SHORT TASK: Pictures do not belong in your copy. Repeat all the other data exactly.

Plotting code records

====================

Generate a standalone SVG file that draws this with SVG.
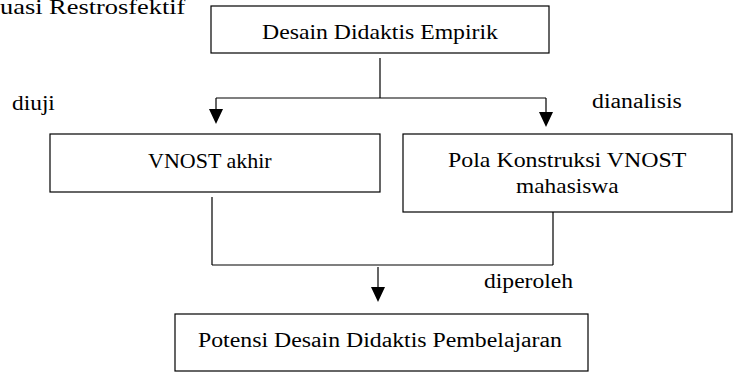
<svg xmlns="http://www.w3.org/2000/svg" width="734" height="372" viewBox="0 0 734 372">
<style>
.box{fill:#fff;stroke:#000;stroke-width:1.2}
.ln{fill:none;stroke:#000;stroke-width:1.2}
.ah{fill:#000;stroke:none}
.t{font-family:'Liberation Serif','Times New Roman',Times,serif;font-size:20px;fill:#000}
</style>
<defs>
<polygon id="head" points="-7,0 7,0 0,15" class="ah"/>
</defs>
<rect width="734" height="372" fill="#fff"/>
<text class="t" transform="translate(0 14) scale(1.2 1)" style="font-size:22px">uasi Restrosfektif</text>
<g id="node-desain">
<rect class="box" x="211" y="6" width="338" height="47"/>
<text class="t" transform="translate(262 39) scale(1.187 1)">Desain Didaktis Empirik</text>
</g>
<g id="node-vnost">
<rect class="box" x="50" y="134" width="330" height="58"/>
<text class="t" transform="translate(148 168) scale(1.1 1)">VNOST akhir</text>
</g>
<g id="node-pola">
<rect class="box" x="403" y="134" width="329" height="78"/>
<text class="t" transform="translate(448 167) scale(1.195 1)">Pola Konstruksi VNOST</text>
<text class="t" transform="translate(516 193) scale(1.17 1)">mahasiswa</text>
</g>
<g id="node-potensi">
<rect class="box" x="175" y="314" width="413" height="57"/>
<text class="t" transform="translate(198 347) scale(1.19 1)">Potensi Desain Didaktis Pembelajaran</text>
</g>
<g id="connectors">
<path class="ln" d="M380,58 V98 M216,98 H546 M216,98 V110 M546,98 V112"/>
<use href="#head" x="216" y="109"/>
<use href="#head" x="546" y="112"/>
<path class="ln" d="M212,197 V265 M553,212 V265 M212,265 H553 M378,267 V288"/>
<use href="#head" x="378" y="287"/>
</g>
<text class="t" transform="translate(12 110) scale(1.17 1)">diuji</text>
<text class="t" transform="translate(592 108) scale(1.19 1)">dianalisis</text>
<text class="t" transform="translate(484 288) scale(1.18 1)">diperoleh</text>
</svg>
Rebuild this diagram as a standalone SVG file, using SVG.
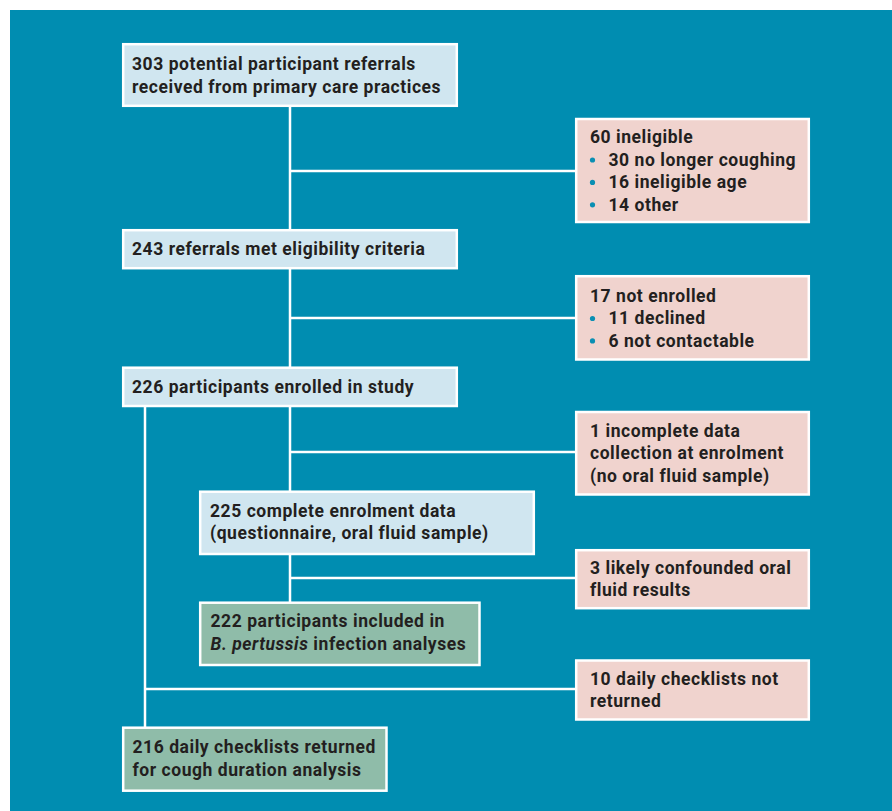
<svg xmlns="http://www.w3.org/2000/svg" width="892" height="811" viewBox="0 0 892 811">
<style>
.bg{fill:#008db1}
.box{stroke:#ffffff;stroke-width:2.5}
.blue{fill:#d0e6f0}
.pink{fill:#f0d3ce}
.green{fill:#8fbca9}
.t{font-family:Roboto,"Liberation Sans",sans-serif;font-weight:bold;font-size:17.5px;letter-spacing:0.55px;fill:#231f20}
.ln{stroke:#ffffff;stroke-width:2.5;fill:none}
.dot{fill:#0a8fb3}
</style>
<rect x="0" y="0" width="892" height="811" fill="#ffffff"/>
<rect class="bg" x="10" y="10" width="882" height="801"/>
<g id="connectors">
<path class="ln" d="M290 107V229M290 269V367M290 407V491M290 555V602"/>
<path class="ln" d="M290 171H575M290 318H575M290 452H575M290 578H575"/>
<path class="ln" d="M145 407V727M145 689H575"/>
</g>
<g id="n1">
<rect class="box blue" x="123.2" y="44.2" width="333.6" height="61.6"/>
<text class="t" x="132" y="69.5">303 potential participant referrals</text>
<text class="t" x="132" y="92.5">received from primary care practices</text>
</g>
<g id="n2">
<rect class="box blue" x="123.2" y="230.2" width="333.6" height="38"/>
<text class="t" x="132" y="255">243 referrals met eligibility criteria</text>
</g>
<g id="n3">
<rect class="box blue" x="123.2" y="367.7" width="333.6" height="38.3"/>
<text class="t" x="132" y="392.7">226 participants enrolled in study</text>
</g>
<g id="n4">
<rect class="box blue" x="200.2" y="491.7" width="333.6" height="62.3"/>
<text class="t" x="210" y="516.7">225 complete enrolment data</text>
<text class="t" x="210" y="539.3">(questionnaire, oral fluid sample)</text>
</g>
<g id="n5">
<rect class="box green" x="200.2" y="602.7" width="279.3" height="62.3"/>
<text class="t" x="210.5" y="627.3">222 participants included in</text>
<text class="t" x="210.5" y="650"><tspan font-style="italic">B. pertussis</tspan> infection analyses</text>
</g>
<g id="n6">
<rect class="box green" x="123.2" y="727.7" width="263.3" height="63"/>
<text class="t" x="132.5" y="753.3">216 daily checklists returned</text>
<text class="t" x="132.5" y="775.5">for cough duration analysis</text>
</g>
<g id="e1">
<rect class="box pink" x="576.2" y="119" width="232.6" height="103"/>
<text class="t" x="590" y="143.3">60 ineligible</text>
<circle class="dot" cx="592.5" cy="160" r="2.6"/>
<text class="t" x="608.5" y="165.8">30 no longer coughing</text>
<circle class="dot" cx="592.5" cy="182.4" r="2.6"/>
<text class="t" x="608.5" y="188.2">16 ineligible age</text>
<circle class="dot" cx="592.5" cy="204.8" r="2.6"/>
<text class="t" x="608.5" y="210.6">14 other</text>
</g>
<g id="e2">
<rect class="box pink" x="576.2" y="276.2" width="232.6" height="83.3"/>
<text class="t" x="590" y="301.7">17 not enrolled</text>
<circle class="dot" cx="592.5" cy="318.5" r="2.6"/>
<text class="t" x="608.5" y="324.3">11 declined</text>
<circle class="dot" cx="592.5" cy="340.9" r="2.6"/>
<text class="t" x="608.5" y="346.7">6 not contactable</text>
</g>
<g id="e3">
<rect class="box pink" x="576.2" y="412" width="232.6" height="82.5"/>
<text class="t" x="590" y="436.7">1 incomplete data</text>
<text class="t" x="590" y="459">collection at enrolment</text>
<text class="t" x="590" y="481.5">(no oral fluid sample)</text>
</g>
<g id="e4">
<rect class="box pink" x="576.2" y="550.2" width="232.6" height="58"/>
<text class="t" x="590" y="574.3">3 likely confounded oral</text>
<text class="t" x="590" y="595.7">fluid results</text>
</g>
<g id="e5">
<rect class="box pink" x="576.2" y="660.5" width="232.6" height="59"/>
<text class="t" x="590" y="685">10 daily checklists not</text>
<text class="t" x="590" y="706.7">returned</text>
</g>
</svg>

====================

SOLUTION FOR THIS TASK:
Generate a standalone SVG file that draws this with SVG.
<svg xmlns="http://www.w3.org/2000/svg" width="734" height="372" viewBox="0 0 734 372">
<style>
.box{fill:#fff;stroke:#000;stroke-width:1.2}
.ln{fill:none;stroke:#000;stroke-width:1.2}
.ah{fill:#000;stroke:none}
.t{font-family:'Liberation Serif','Times New Roman',Times,serif;font-size:20px;fill:#000}
</style>
<defs>
<polygon id="head" points="-7,0 7,0 0,15" class="ah"/>
</defs>
<rect width="734" height="372" fill="#fff"/>
<text class="t" transform="translate(0 14) scale(1.2 1)" style="font-size:22px">uasi Restrosfektif</text>
<g id="node-desain">
<rect class="box" x="211" y="6" width="338" height="47"/>
<text class="t" transform="translate(262 39) scale(1.187 1)">Desain Didaktis Empirik</text>
</g>
<g id="node-vnost">
<rect class="box" x="50" y="134" width="330" height="58"/>
<text class="t" transform="translate(148 168) scale(1.1 1)">VNOST akhir</text>
</g>
<g id="node-pola">
<rect class="box" x="403" y="134" width="329" height="78"/>
<text class="t" transform="translate(448 167) scale(1.195 1)">Pola Konstruksi VNOST</text>
<text class="t" transform="translate(516 193) scale(1.17 1)">mahasiswa</text>
</g>
<g id="node-potensi">
<rect class="box" x="175" y="314" width="413" height="57"/>
<text class="t" transform="translate(198 347) scale(1.19 1)">Potensi Desain Didaktis Pembelajaran</text>
</g>
<g id="connectors">
<path class="ln" d="M380,58 V98 M216,98 H546 M216,98 V110 M546,98 V112"/>
<use href="#head" x="216" y="109"/>
<use href="#head" x="546" y="112"/>
<path class="ln" d="M212,197 V265 M553,212 V265 M212,265 H553 M378,267 V288"/>
<use href="#head" x="378" y="287"/>
</g>
<text class="t" transform="translate(12 110) scale(1.17 1)">diuji</text>
<text class="t" transform="translate(592 108) scale(1.19 1)">dianalisis</text>
<text class="t" transform="translate(484 288) scale(1.18 1)">diperoleh</text>
</svg>
Rebuild this diagram as a standalone SVG file, using SVG.
<svg xmlns="http://www.w3.org/2000/svg" width="892" height="811" viewBox="0 0 892 811">
<style>
.bg{fill:#008db1}
.box{stroke:#ffffff;stroke-width:2.5}
.blue{fill:#d0e6f0}
.pink{fill:#f0d3ce}
.green{fill:#8fbca9}
.t{font-family:Roboto,"Liberation Sans",sans-serif;font-weight:bold;font-size:17.5px;letter-spacing:0.55px;fill:#231f20}
.ln{stroke:#ffffff;stroke-width:2.5;fill:none}
.dot{fill:#0a8fb3}
</style>
<rect x="0" y="0" width="892" height="811" fill="#ffffff"/>
<rect class="bg" x="10" y="10" width="882" height="801"/>
<g id="connectors">
<path class="ln" d="M290 107V229M290 269V367M290 407V491M290 555V602"/>
<path class="ln" d="M290 171H575M290 318H575M290 452H575M290 578H575"/>
<path class="ln" d="M145 407V727M145 689H575"/>
</g>
<g id="n1">
<rect class="box blue" x="123.2" y="44.2" width="333.6" height="61.6"/>
<text class="t" x="132" y="69.5">303 potential participant referrals</text>
<text class="t" x="132" y="92.5">received from primary care practices</text>
</g>
<g id="n2">
<rect class="box blue" x="123.2" y="230.2" width="333.6" height="38"/>
<text class="t" x="132" y="255">243 referrals met eligibility criteria</text>
</g>
<g id="n3">
<rect class="box blue" x="123.2" y="367.7" width="333.6" height="38.3"/>
<text class="t" x="132" y="392.7">226 participants enrolled in study</text>
</g>
<g id="n4">
<rect class="box blue" x="200.2" y="491.7" width="333.6" height="62.3"/>
<text class="t" x="210" y="516.7">225 complete enrolment data</text>
<text class="t" x="210" y="539.3">(questionnaire, oral fluid sample)</text>
</g>
<g id="n5">
<rect class="box green" x="200.2" y="602.7" width="279.3" height="62.3"/>
<text class="t" x="210.5" y="627.3">222 participants included in</text>
<text class="t" x="210.5" y="650"><tspan font-style="italic">B. pertussis</tspan> infection analyses</text>
</g>
<g id="n6">
<rect class="box green" x="123.2" y="727.7" width="263.3" height="63"/>
<text class="t" x="132.5" y="753.3">216 daily checklists returned</text>
<text class="t" x="132.5" y="775.5">for cough duration analysis</text>
</g>
<g id="e1">
<rect class="box pink" x="576.2" y="119" width="232.6" height="103"/>
<text class="t" x="590" y="143.3">60 ineligible</text>
<circle class="dot" cx="592.5" cy="160" r="2.6"/>
<text class="t" x="608.5" y="165.8">30 no longer coughing</text>
<circle class="dot" cx="592.5" cy="182.4" r="2.6"/>
<text class="t" x="608.5" y="188.2">16 ineligible age</text>
<circle class="dot" cx="592.5" cy="204.8" r="2.6"/>
<text class="t" x="608.5" y="210.6">14 other</text>
</g>
<g id="e2">
<rect class="box pink" x="576.2" y="276.2" width="232.6" height="83.3"/>
<text class="t" x="590" y="301.7">17 not enrolled</text>
<circle class="dot" cx="592.5" cy="318.5" r="2.6"/>
<text class="t" x="608.5" y="324.3">11 declined</text>
<circle class="dot" cx="592.5" cy="340.9" r="2.6"/>
<text class="t" x="608.5" y="346.7">6 not contactable</text>
</g>
<g id="e3">
<rect class="box pink" x="576.2" y="412" width="232.6" height="82.5"/>
<text class="t" x="590" y="436.7">1 incomplete data</text>
<text class="t" x="590" y="459">collection at enrolment</text>
<text class="t" x="590" y="481.5">(no oral fluid sample)</text>
</g>
<g id="e4">
<rect class="box pink" x="576.2" y="550.2" width="232.6" height="58"/>
<text class="t" x="590" y="574.3">3 likely confounded oral</text>
<text class="t" x="590" y="595.7">fluid results</text>
</g>
<g id="e5">
<rect class="box pink" x="576.2" y="660.5" width="232.6" height="59"/>
<text class="t" x="590" y="685">10 daily checklists not</text>
<text class="t" x="590" y="706.7">returned</text>
</g>
</svg>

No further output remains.